▶ [TASK TO COMPLETE] Can you transcribe the data exactly? Leave the pictures out.

▶ [SUPPLIED MATERIAL]
....................
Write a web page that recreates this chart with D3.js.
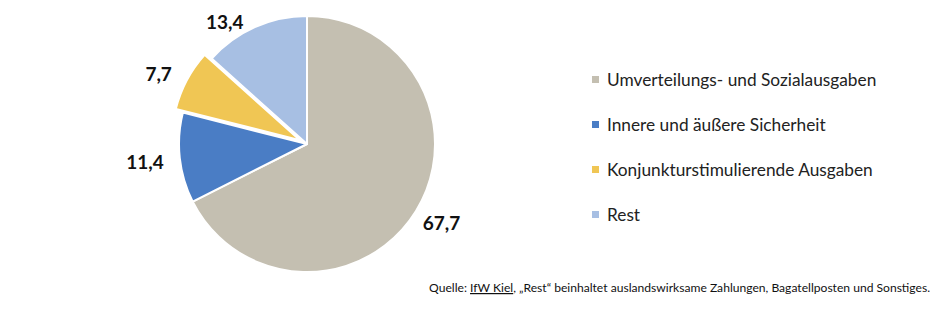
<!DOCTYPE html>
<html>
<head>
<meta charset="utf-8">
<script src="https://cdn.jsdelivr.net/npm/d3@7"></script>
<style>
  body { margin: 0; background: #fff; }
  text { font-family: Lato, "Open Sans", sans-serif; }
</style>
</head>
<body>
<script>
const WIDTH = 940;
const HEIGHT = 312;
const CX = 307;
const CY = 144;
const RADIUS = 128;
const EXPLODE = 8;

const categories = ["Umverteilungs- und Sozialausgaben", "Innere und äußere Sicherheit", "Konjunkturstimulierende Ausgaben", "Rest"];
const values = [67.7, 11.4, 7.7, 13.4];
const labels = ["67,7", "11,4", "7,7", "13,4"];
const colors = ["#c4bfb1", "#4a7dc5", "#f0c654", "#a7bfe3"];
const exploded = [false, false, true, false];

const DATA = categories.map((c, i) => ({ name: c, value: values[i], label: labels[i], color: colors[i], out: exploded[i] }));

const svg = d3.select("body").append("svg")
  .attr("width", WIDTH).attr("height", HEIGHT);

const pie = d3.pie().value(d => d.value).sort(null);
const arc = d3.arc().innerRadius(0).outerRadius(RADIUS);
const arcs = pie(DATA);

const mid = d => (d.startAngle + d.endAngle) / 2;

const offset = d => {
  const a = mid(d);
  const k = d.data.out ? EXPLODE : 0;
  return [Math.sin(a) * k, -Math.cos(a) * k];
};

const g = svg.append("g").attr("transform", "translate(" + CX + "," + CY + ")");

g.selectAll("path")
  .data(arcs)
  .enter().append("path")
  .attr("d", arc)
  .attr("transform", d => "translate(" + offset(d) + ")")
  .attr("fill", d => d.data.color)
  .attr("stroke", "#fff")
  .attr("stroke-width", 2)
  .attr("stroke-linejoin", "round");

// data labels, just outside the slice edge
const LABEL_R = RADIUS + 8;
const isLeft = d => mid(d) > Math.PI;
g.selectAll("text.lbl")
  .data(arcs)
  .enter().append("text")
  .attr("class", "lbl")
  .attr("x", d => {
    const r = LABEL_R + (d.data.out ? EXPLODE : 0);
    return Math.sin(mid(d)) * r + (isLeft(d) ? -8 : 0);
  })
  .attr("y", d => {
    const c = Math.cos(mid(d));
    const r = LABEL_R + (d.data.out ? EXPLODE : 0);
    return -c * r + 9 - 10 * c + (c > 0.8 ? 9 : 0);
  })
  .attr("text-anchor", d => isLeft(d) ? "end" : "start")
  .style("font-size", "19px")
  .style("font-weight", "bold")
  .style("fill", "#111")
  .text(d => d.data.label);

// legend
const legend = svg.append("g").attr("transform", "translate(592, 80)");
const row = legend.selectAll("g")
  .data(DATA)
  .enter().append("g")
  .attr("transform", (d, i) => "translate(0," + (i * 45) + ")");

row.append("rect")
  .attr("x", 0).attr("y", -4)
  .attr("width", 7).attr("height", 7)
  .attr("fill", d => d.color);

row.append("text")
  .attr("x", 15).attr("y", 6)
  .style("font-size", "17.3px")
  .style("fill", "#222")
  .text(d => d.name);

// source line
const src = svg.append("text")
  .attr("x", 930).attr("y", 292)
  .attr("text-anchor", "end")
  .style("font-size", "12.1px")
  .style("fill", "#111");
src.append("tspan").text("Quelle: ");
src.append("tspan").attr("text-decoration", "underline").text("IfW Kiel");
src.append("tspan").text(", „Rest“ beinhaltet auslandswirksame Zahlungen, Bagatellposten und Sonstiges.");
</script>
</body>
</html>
....................
▶ [THE RESULT]
Write a web page that recreates this chart with D3.js.
<!DOCTYPE html>
<html>
<head>
<meta charset="utf-8">
<script src="https://cdn.jsdelivr.net/npm/d3@7"></script>
<style>
  body { margin: 0; background: #fff; }
  text { font-family: Lato, "Open Sans", sans-serif; }
</style>
</head>
<body>
<script>
const WIDTH = 940;
const HEIGHT = 312;
const CX = 307;
const CY = 144;
const RADIUS = 128;
const EXPLODE = 8;

const categories = ["Umverteilungs- und Sozialausgaben", "Innere und äußere Sicherheit", "Konjunkturstimulierende Ausgaben", "Rest"];
const values = [67.7, 11.4, 7.7, 13.4];
const labels = ["67,7", "11,4", "7,7", "13,4"];
const colors = ["#c4bfb1", "#4a7dc5", "#f0c654", "#a7bfe3"];
const exploded = [false, false, true, false];

const DATA = categories.map((c, i) => ({ name: c, value: values[i], label: labels[i], color: colors[i], out: exploded[i] }));

const svg = d3.select("body").append("svg")
  .attr("width", WIDTH).attr("height", HEIGHT);

const pie = d3.pie().value(d => d.value).sort(null);
const arc = d3.arc().innerRadius(0).outerRadius(RADIUS);
const arcs = pie(DATA);

const mid = d => (d.startAngle + d.endAngle) / 2;

const offset = d => {
  const a = mid(d);
  const k = d.data.out ? EXPLODE : 0;
  return [Math.sin(a) * k, -Math.cos(a) * k];
};

const g = svg.append("g").attr("transform", "translate(" + CX + "," + CY + ")");

g.selectAll("path")
  .data(arcs)
  .enter().append("path")
  .attr("d", arc)
  .attr("transform", d => "translate(" + offset(d) + ")")
  .attr("fill", d => d.data.color)
  .attr("stroke", "#fff")
  .attr("stroke-width", 2)
  .attr("stroke-linejoin", "round");

// data labels, just outside the slice edge
const LABEL_R = RADIUS + 8;
const isLeft = d => mid(d) > Math.PI;
g.selectAll("text.lbl")
  .data(arcs)
  .enter().append("text")
  .attr("class", "lbl")
  .attr("x", d => {
    const r = LABEL_R + (d.data.out ? EXPLODE : 0);
    return Math.sin(mid(d)) * r + (isLeft(d) ? -8 : 0);
  })
  .attr("y", d => {
    const c = Math.cos(mid(d));
    const r = LABEL_R + (d.data.out ? EXPLODE : 0);
    return -c * r + 9 - 10 * c + (c > 0.8 ? 9 : 0);
  })
  .attr("text-anchor", d => isLeft(d) ? "end" : "start")
  .style("font-size", "19px")
  .style("font-weight", "bold")
  .style("fill", "#111")
  .text(d => d.data.label);

// legend
const legend = svg.append("g").attr("transform", "translate(592, 80)");
const row = legend.selectAll("g")
  .data(DATA)
  .enter().append("g")
  .attr("transform", (d, i) => "translate(0," + (i * 45) + ")");

row.append("rect")
  .attr("x", 0).attr("y", -4)
  .attr("width", 7).attr("height", 7)
  .attr("fill", d => d.color);

row.append("text")
  .attr("x", 15).attr("y", 6)
  .style("font-size", "17.3px")
  .style("fill", "#222")
  .text(d => d.name);

// source line
const src = svg.append("text")
  .attr("x", 930).attr("y", 292)
  .attr("text-anchor", "end")
  .style("font-size", "12.1px")
  .style("fill", "#111");
src.append("tspan").text("Quelle: ");
src.append("tspan").attr("text-decoration", "underline").text("IfW Kiel");
src.append("tspan").text(", „Rest“ beinhaltet auslandswirksame Zahlungen, Bagatellposten und Sonstiges.");
</script>
</body>
</html>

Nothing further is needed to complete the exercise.